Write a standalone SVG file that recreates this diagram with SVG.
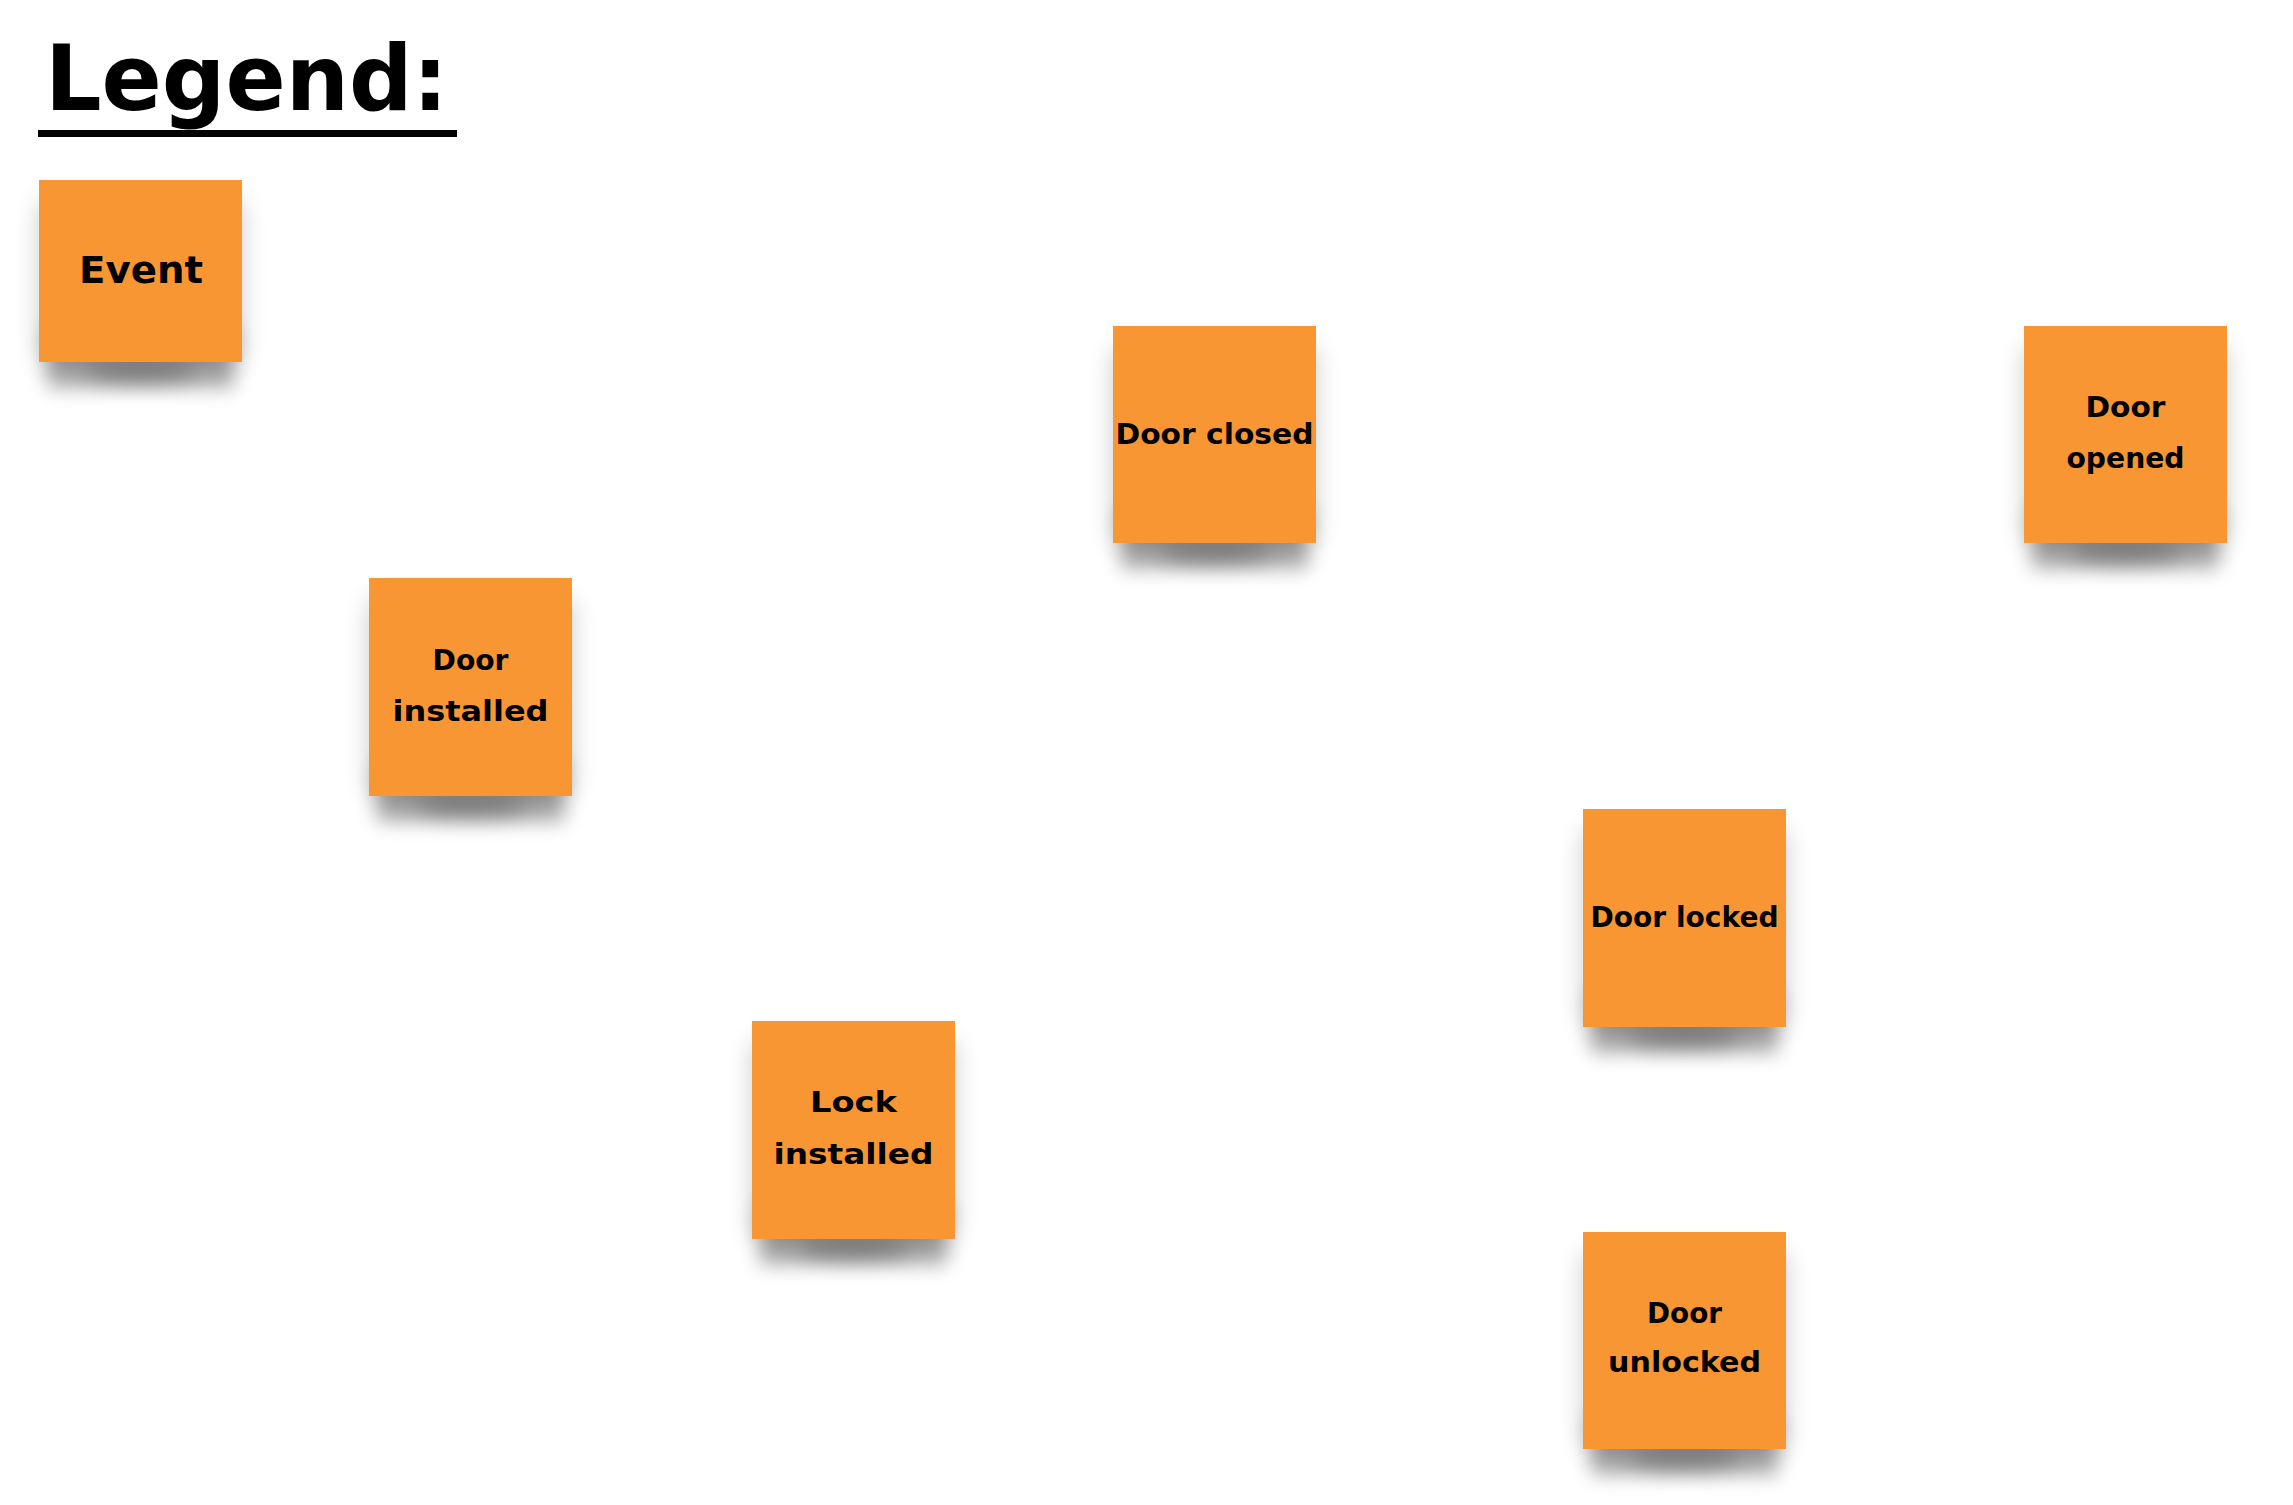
<svg xmlns="http://www.w3.org/2000/svg" width="2293" height="1505" viewBox="0 0 2293 1505">
  <defs>
    <filter id="blurA" x="-30%" y="-80%" width="160%" height="260%">
      <feGaussianBlur stdDeviation="10"/>
    </filter>
    <filter id="blurB" x="-30%" y="-30%" width="160%" height="160%">
      <feGaussianBlur stdDeviation="12"/>
    </filter>
  </defs>
  <style>
    .bg { fill: #ffffff; }
    .note { fill: #F99634; }
    .halo { fill: #000000; opacity: 0.2; filter: url(#blurB); }
    .sh1 { fill: #000000; opacity: 0.36; filter: url(#blurA); }
    .sh2 { fill: #000000; opacity: 0.22; filter: url(#blurA); }
    .lbl { font-family: "DejaVu Sans", "Liberation Sans", sans-serif; font-weight: bold; font-size: 29px; fill: #000000; text-anchor: middle; }
    .evt { font-size: 37px; }
    .title { font-family: "DejaVu Sans", "Liberation Sans", sans-serif; font-weight: bold; font-size: 90px; fill: #000000; }
  </style>
  <rect class="bg" x="0" y="0" width="2293" height="1505"/>

  <g id="legend-title">
    <text class="title" x="45" y="110" textLength="403" lengthAdjust="spacingAndGlyphs">Legend:</text>
    <rect x="38" y="130" width="419" height="7" fill="#000000"/>
  </g>

  <g id="connectors"></g>

  <g id="node-event" transform="translate(39,180)">
    <rect class="halo" x="0" y="22" width="203" height="160"/>
    <rect class="sh1" x="8" y="147" width="187" height="60"/>
    <ellipse class="sh2" cx="101.5" cy="192" rx="55" ry="12"/>
    <rect class="note" x="0" y="0" width="203" height="182"/>
    <text class="lbl evt" x="102" y="103" textLength="124" lengthAdjust="spacingAndGlyphs">Event</text>
  </g>

  <g id="node-door-closed" transform="translate(1113,326)">
    <rect class="halo" x="0" y="22" width="203" height="195"/>
    <rect class="sh1" x="8" y="182" width="187" height="60"/>
    <ellipse class="sh2" cx="101.5" cy="227" rx="55" ry="12"/>
    <rect class="note" x="0" y="0" width="203" height="217"/>
    <text class="lbl" x="101.5" y="118" textLength="198" lengthAdjust="spacingAndGlyphs">Door closed</text>
  </g>

  <g id="node-door-opened" transform="translate(2024,326)">
    <rect class="halo" x="0" y="22" width="203" height="195"/>
    <rect class="sh1" x="8" y="182" width="187" height="60"/>
    <ellipse class="sh2" cx="101.5" cy="227" rx="55" ry="12"/>
    <rect class="note" x="0" y="0" width="203" height="217"/>
    <text class="lbl" x="101.5" y="91" textLength="80" lengthAdjust="spacingAndGlyphs">Door</text>
    <text class="lbl" x="101.5" y="142" textLength="118" lengthAdjust="spacingAndGlyphs">opened</text>
  </g>

  <g id="node-door-installed" transform="translate(369,578)">
    <rect class="halo" x="0" y="22" width="203" height="196"/>
    <rect class="sh1" x="8" y="183" width="187" height="60"/>
    <ellipse class="sh2" cx="101.5" cy="228" rx="55" ry="12"/>
    <rect class="note" x="0" y="0" width="203" height="218"/>
    <text class="lbl" x="101.5" y="92" textLength="76" lengthAdjust="spacingAndGlyphs">Door</text>
    <text class="lbl" x="101.5" y="143" textLength="156" lengthAdjust="spacingAndGlyphs">installed</text>
  </g>

  <g id="node-door-locked" transform="translate(1583,809)">
    <rect class="halo" x="0" y="22" width="203" height="196"/>
    <rect class="sh1" x="8" y="183" width="187" height="60"/>
    <ellipse class="sh2" cx="101.5" cy="228" rx="55" ry="12"/>
    <rect class="note" x="0" y="0" width="203" height="218"/>
    <text class="lbl" x="101.5" y="118" textLength="188" lengthAdjust="spacingAndGlyphs">Door locked</text>
  </g>

  <g id="node-lock-installed" transform="translate(752,1021)">
    <rect class="halo" x="0" y="22" width="203" height="196"/>
    <rect class="sh1" x="8" y="183" width="187" height="60"/>
    <ellipse class="sh2" cx="101.5" cy="228" rx="55" ry="12"/>
    <rect class="note" x="0" y="0" width="203" height="218"/>
    <text class="lbl" x="101.5" y="91" textLength="87" lengthAdjust="spacingAndGlyphs">Lock</text>
    <text class="lbl" x="101.5" y="143" textLength="160" lengthAdjust="spacingAndGlyphs">installed</text>
  </g>

  <g id="node-door-unlocked" transform="translate(1583,1232)">
    <rect class="halo" x="0" y="22" width="203" height="195"/>
    <rect class="sh1" x="8" y="182" width="187" height="60"/>
    <ellipse class="sh2" cx="101.5" cy="227" rx="55" ry="12"/>
    <rect class="note" x="0" y="0" width="203" height="217"/>
    <text class="lbl" x="101.5" y="91" textLength="75" lengthAdjust="spacingAndGlyphs">Door</text>
    <text class="lbl" x="101.5" y="140" textLength="153" lengthAdjust="spacingAndGlyphs">unlocked</text>
  </g>
</svg>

——

- **STATED EXERCISE**: Without the images, write out each line of the data verbatim.

- **WRITTEN SOLUTION**:
Write a standalone SVG file that recreates this diagram with SVG.
<svg xmlns="http://www.w3.org/2000/svg" width="2293" height="1505" viewBox="0 0 2293 1505">
  <defs>
    <filter id="blurA" x="-30%" y="-80%" width="160%" height="260%">
      <feGaussianBlur stdDeviation="10"/>
    </filter>
    <filter id="blurB" x="-30%" y="-30%" width="160%" height="160%">
      <feGaussianBlur stdDeviation="12"/>
    </filter>
  </defs>
  <style>
    .bg { fill: #ffffff; }
    .note { fill: #F99634; }
    .halo { fill: #000000; opacity: 0.2; filter: url(#blurB); }
    .sh1 { fill: #000000; opacity: 0.36; filter: url(#blurA); }
    .sh2 { fill: #000000; opacity: 0.22; filter: url(#blurA); }
    .lbl { font-family: "DejaVu Sans", "Liberation Sans", sans-serif; font-weight: bold; font-size: 29px; fill: #000000; text-anchor: middle; }
    .evt { font-size: 37px; }
    .title { font-family: "DejaVu Sans", "Liberation Sans", sans-serif; font-weight: bold; font-size: 90px; fill: #000000; }
  </style>
  <rect class="bg" x="0" y="0" width="2293" height="1505"/>

  <g id="legend-title">
    <text class="title" x="45" y="110" textLength="403" lengthAdjust="spacingAndGlyphs">Legend:</text>
    <rect x="38" y="130" width="419" height="7" fill="#000000"/>
  </g>

  <g id="connectors"></g>

  <g id="node-event" transform="translate(39,180)">
    <rect class="halo" x="0" y="22" width="203" height="160"/>
    <rect class="sh1" x="8" y="147" width="187" height="60"/>
    <ellipse class="sh2" cx="101.5" cy="192" rx="55" ry="12"/>
    <rect class="note" x="0" y="0" width="203" height="182"/>
    <text class="lbl evt" x="102" y="103" textLength="124" lengthAdjust="spacingAndGlyphs">Event</text>
  </g>

  <g id="node-door-closed" transform="translate(1113,326)">
    <rect class="halo" x="0" y="22" width="203" height="195"/>
    <rect class="sh1" x="8" y="182" width="187" height="60"/>
    <ellipse class="sh2" cx="101.5" cy="227" rx="55" ry="12"/>
    <rect class="note" x="0" y="0" width="203" height="217"/>
    <text class="lbl" x="101.5" y="118" textLength="198" lengthAdjust="spacingAndGlyphs">Door closed</text>
  </g>

  <g id="node-door-opened" transform="translate(2024,326)">
    <rect class="halo" x="0" y="22" width="203" height="195"/>
    <rect class="sh1" x="8" y="182" width="187" height="60"/>
    <ellipse class="sh2" cx="101.5" cy="227" rx="55" ry="12"/>
    <rect class="note" x="0" y="0" width="203" height="217"/>
    <text class="lbl" x="101.5" y="91" textLength="80" lengthAdjust="spacingAndGlyphs">Door</text>
    <text class="lbl" x="101.5" y="142" textLength="118" lengthAdjust="spacingAndGlyphs">opened</text>
  </g>

  <g id="node-door-installed" transform="translate(369,578)">
    <rect class="halo" x="0" y="22" width="203" height="196"/>
    <rect class="sh1" x="8" y="183" width="187" height="60"/>
    <ellipse class="sh2" cx="101.5" cy="228" rx="55" ry="12"/>
    <rect class="note" x="0" y="0" width="203" height="218"/>
    <text class="lbl" x="101.5" y="92" textLength="76" lengthAdjust="spacingAndGlyphs">Door</text>
    <text class="lbl" x="101.5" y="143" textLength="156" lengthAdjust="spacingAndGlyphs">installed</text>
  </g>

  <g id="node-door-locked" transform="translate(1583,809)">
    <rect class="halo" x="0" y="22" width="203" height="196"/>
    <rect class="sh1" x="8" y="183" width="187" height="60"/>
    <ellipse class="sh2" cx="101.5" cy="228" rx="55" ry="12"/>
    <rect class="note" x="0" y="0" width="203" height="218"/>
    <text class="lbl" x="101.5" y="118" textLength="188" lengthAdjust="spacingAndGlyphs">Door locked</text>
  </g>

  <g id="node-lock-installed" transform="translate(752,1021)">
    <rect class="halo" x="0" y="22" width="203" height="196"/>
    <rect class="sh1" x="8" y="183" width="187" height="60"/>
    <ellipse class="sh2" cx="101.5" cy="228" rx="55" ry="12"/>
    <rect class="note" x="0" y="0" width="203" height="218"/>
    <text class="lbl" x="101.5" y="91" textLength="87" lengthAdjust="spacingAndGlyphs">Lock</text>
    <text class="lbl" x="101.5" y="143" textLength="160" lengthAdjust="spacingAndGlyphs">installed</text>
  </g>

  <g id="node-door-unlocked" transform="translate(1583,1232)">
    <rect class="halo" x="0" y="22" width="203" height="195"/>
    <rect class="sh1" x="8" y="182" width="187" height="60"/>
    <ellipse class="sh2" cx="101.5" cy="227" rx="55" ry="12"/>
    <rect class="note" x="0" y="0" width="203" height="217"/>
    <text class="lbl" x="101.5" y="91" textLength="75" lengthAdjust="spacingAndGlyphs">Door</text>
    <text class="lbl" x="101.5" y="140" textLength="153" lengthAdjust="spacingAndGlyphs">unlocked</text>
  </g>
</svg>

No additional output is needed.